- Short task -
The material below holds pictures; leave them out and reproduce exactly the lines from the one with "Reproduce this chart" through the one with "plt.rcParams['font.family'] = ['Liberation", inclusive.
--- Exercise material ---
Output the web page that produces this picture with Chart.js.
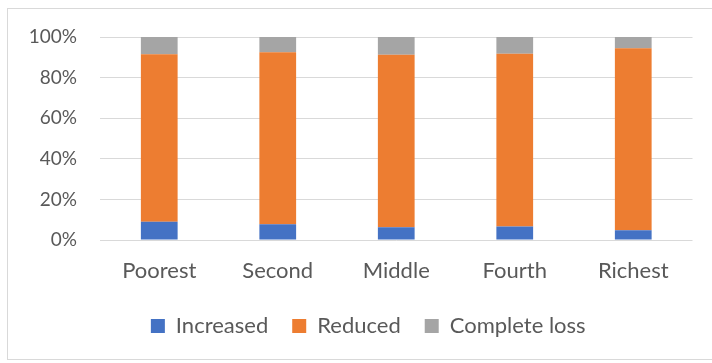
<!DOCTYPE html>
<html>
<head>
<meta charset="utf-8">
<script src="https://cdn.jsdelivr.net/npm/chart.js@4/dist/chart.umd.min.js"></script>
<style>
  html, body { margin: 0; padding: 0; background: #fff; }
  #wrap { position: relative; width: 712px; height: 363px; overflow: hidden; }
  #frame { position: absolute; left: 7px; top: 8px; width: 740px; height: 352px;
           border: 1px solid #d9d9d9; box-sizing: border-box; pointer-events: none; }
  canvas { position: absolute; left: 0; top: 0; }
</style>
</head>
<body>
<div id="wrap">
  <canvas id="c" width="712" height="363"></canvas>
  <div id="frame"></div>
</div>
<script>
// Wealth quintiles and the share of households in each outcome group (%)
const categories = ['Poorest', 'Second', 'Middle', 'Fourth', 'Richest'];
const increased    = [9.0, 7.7, 6.3, 6.6, 4.8];
const reduced      = [82.5, 84.8, 85.0, 85.2, 89.6];
const completeLoss = [8.5, 7.5, 8.7, 8.2, 5.6];
const yTicks = [0, 20, 40, 60, 80, 100];

const textColor = '#595959';
const fontFamily = 'Lato, "Open Sans", sans-serif';

// Nudge the legend row sideways so it sits under the whole frame
const legendShift = {
  id: 'legendShift',
  afterLayout(chart) {
    const lg = chart.legend;
    if (lg) { lg.left += 12; lg.right += 12; }
  }
};

new Chart(document.getElementById('c'), {
  type: 'bar',
  data: {
    labels: categories,
    datasets: [
      { label: 'Increased', data: increased, backgroundColor: '#4472C4' },
      { label: 'Reduced', data: reduced, backgroundColor: '#ED7D31' },
      { label: 'Complete loss', data: completeLoss, backgroundColor: '#A5A5A5' }
    ]
  },
  plugins: [legendShift],
  options: {
    responsive: false,
    animation: false,
    layout: { padding: { left: 20, right: 19.5, top: 37, bottom: 16 } },
    datasets: { bar: { categoryPercentage: 1.0, barPercentage: 0.31 } },
    plugins: {
      tooltip: { enabled: false },
      legend: {
        position: 'bottom',
        labels: {
          color: textColor,
          font: { family: fontFamily, size: 22 },
          boxWidth: 14,
          boxHeight: 14,
          padding: 24
        }
      }
    },
    scales: {
      x: {
        stacked: true,
        grid: { display: false },
        border: { display: false },
        ticks: { color: textColor, font: { family: fontFamily, size: 22 }, padding: 10 },
        afterFit: s => { s.height = 51; }
      },
      y: {
        stacked: true,
        min: 0,
        max: 100,
        afterBuildTicks: s => { s.ticks = yTicks.map(v => ({ value: v })); },
        grid: { color: '#d9d9d9', lineWidth: 1, drawTicks: false },
        border: { display: false },
        ticks: {
          color: textColor,
          font: { family: fontFamily, size: 19 },
          padding: 23,
          callback: v => v + '%'
        },
        afterFit: s => { s.width = 80; }
      }
    }
  }
});
</script>
</body>
</html>
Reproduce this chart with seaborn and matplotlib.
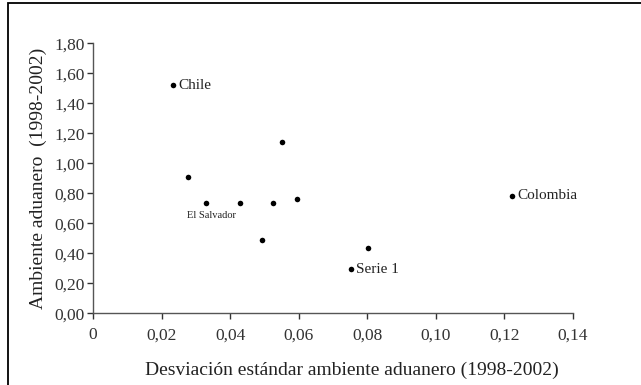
import matplotlib
matplotlib.use("Agg")
import matplotlib.pyplot as plt
import seaborn as sns
import pandas as pd
from matplotlib.patches import Rectangle
from matplotlib.ticker import FixedLocator

sns.set_theme(style="ticks")
plt.rcParams['font.family'] = ['Liberation Serif', 'DejaVu Serif']

# Data
desviacion = [0.0233, 0.0551, 0.0277, 0.0330, 0.0429, 0.0525, 0.0596, 0.0493, 0.0803, 0.0752, 0.1223]
ambiente = [1.52, 1.14, 0.91, 0.735, 0.735, 0.735, 0.762, 0.489, 0.433, 0.295, 0.784]
etiquetas = ["Chile", "", "", "El Salvador", "", "", "", "", "", "Serie 1", "Colombia"]
x_ticks = [0, 0.02, 0.04, 0.06, 0.08, 0.10, 0.12, 0.14]
x_tick_labels = ["0", "0,02", "0,04", "0,06", "0,08", "0,10", "0,12", "0,14"]
y_ticks = [0.0, 0.2, 0.4, 0.6, 0.8, 1.0, 1.2, 1.4, 1.6, 1.8]
y_tick_labels = ["0,00", "0,20", "0,40", "0,60", "0,80", "1,00", "1,20", "1,40", "1,60", "1,80"]

df = pd.DataFrame({"x": desviacion, "y": ambiente, "label": etiquetas})

fig = plt.figure(figsize=(6.41, 3.85), dpi=100)
ax = fig.add_axes([93/641, 1-313.3/385, 480/641, 270/385])

sns.scatterplot(data=df, x="x", y="y", ax=ax, color="black", s=16, edgecolor="black", linewidth=0, zorder=3)

for _, r in df.iterrows():
    if r["label"] == "El Salvador":
        ax.annotate(r["label"], (r["x"], r["y"]), xytext=(-14, -9), textcoords="offset points",
                    fontsize=7.5, ha="left", va="center", color="#222222")
    elif r["label"]:
        ax.annotate(r["label"], (r["x"], r["y"]), xytext=(4, 0), textcoords="offset points",
                    fontsize=11, ha="left", va="center", color="#222222")

ax.set_xlim(0, 0.14)
ax.set_ylim(0, 1.8)
ax.xaxis.set_major_locator(FixedLocator(x_ticks))
ax.yaxis.set_major_locator(FixedLocator(y_ticks))
ax.set_xticklabels(x_tick_labels)
ax.set_yticklabels(y_tick_labels)
ax.tick_params(axis="both", labelsize=12.5, colors="#333333", length=4, width=1, direction="out", pad=3)
ax.tick_params(axis="x", pad=6)
ax.tick_params(axis="y", pad=2)
for s in ["top", "right"]:
    ax.spines[s].set_visible(False)
for s in ["left", "bottom"]:
    ax.spines[s].set_color("#555555")
    ax.spines[s].set_linewidth(1)

ax.set_xlabel("Desviación estándar ambiente aduanero (1998-2002)", fontsize=14, color="#222222")
ax.xaxis.set_label_coords(0.5385, -0.18)
ax.set_ylabel("Ambiente aduanero  (1998-2002)", fontsize=14, color="#222222", labelpad=5)

# figure frame
fig.patches.append(Rectangle((7.5/641, -0.05), 1.2, 1.05 - 2.5/385, transform=fig.transFigure,
                             fill=False, edgecolor="black", linewidth=1.3))

fig.savefig("out.png", dpi=100)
---
- The completed task -
Reproduce this chart with seaborn and matplotlib.
import matplotlib
matplotlib.use("Agg")
import matplotlib.pyplot as plt
import seaborn as sns
import pandas as pd
from matplotlib.patches import Rectangle
from matplotlib.ticker import FixedLocator

sns.set_theme(style="ticks")
plt.rcParams['font.family'] = ['Liberation Serif', 'DejaVu Serif']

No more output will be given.